Happy Earth day!  It's been a quiet Sunday for us as we prepare to get back to the routine tomorrow.  I must say, when I switched careers and started teaching I never knew how I would feel about school vacation.  I have realized though that I love taking these random breaks throughout the year and I feel so lucky to be able to enjoy them with my kids.  We are counting down the days for summer vacation! 
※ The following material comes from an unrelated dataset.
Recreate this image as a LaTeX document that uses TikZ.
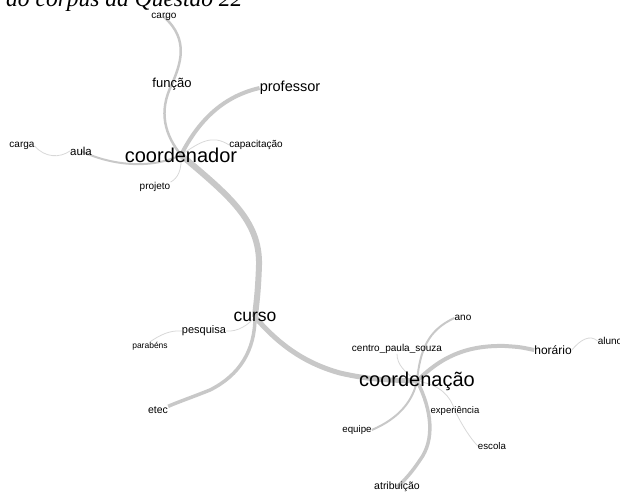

Now lets talk about these muffins.  We bought the freshest raspberries at the store last Friday and I just knew I had to make something with them.  Pink muffins came to mind but sadly these do not have much of a pink hue-  they are delicious though!  I blended the raspberries with the bananas to lower the chances of my kiddos finding any trace of fruit in these.  Mamas reading this, I know you understand why.
Now onto the recipe!
1 cup almond flour
1/2 cup millet flour
2 tbsp hemp seeds
2 tbsp coconut sugar
1 tsp baking soda
2 tsp baking powder
1/4 tsp salt

1 banana (pureed)
1 1/ 2 cups raspberries (pureed)
1 egg
I pureed the fruit in a Ninja blender and then combined it with the egg.  I mixed the dry ingredients separately.  I combined the dry and wet ingredients together gently without over mixing.  This mix is enough for 6 large muffins.  I baked the muffins in a well-oiled muffin tray at 350F for 20 min.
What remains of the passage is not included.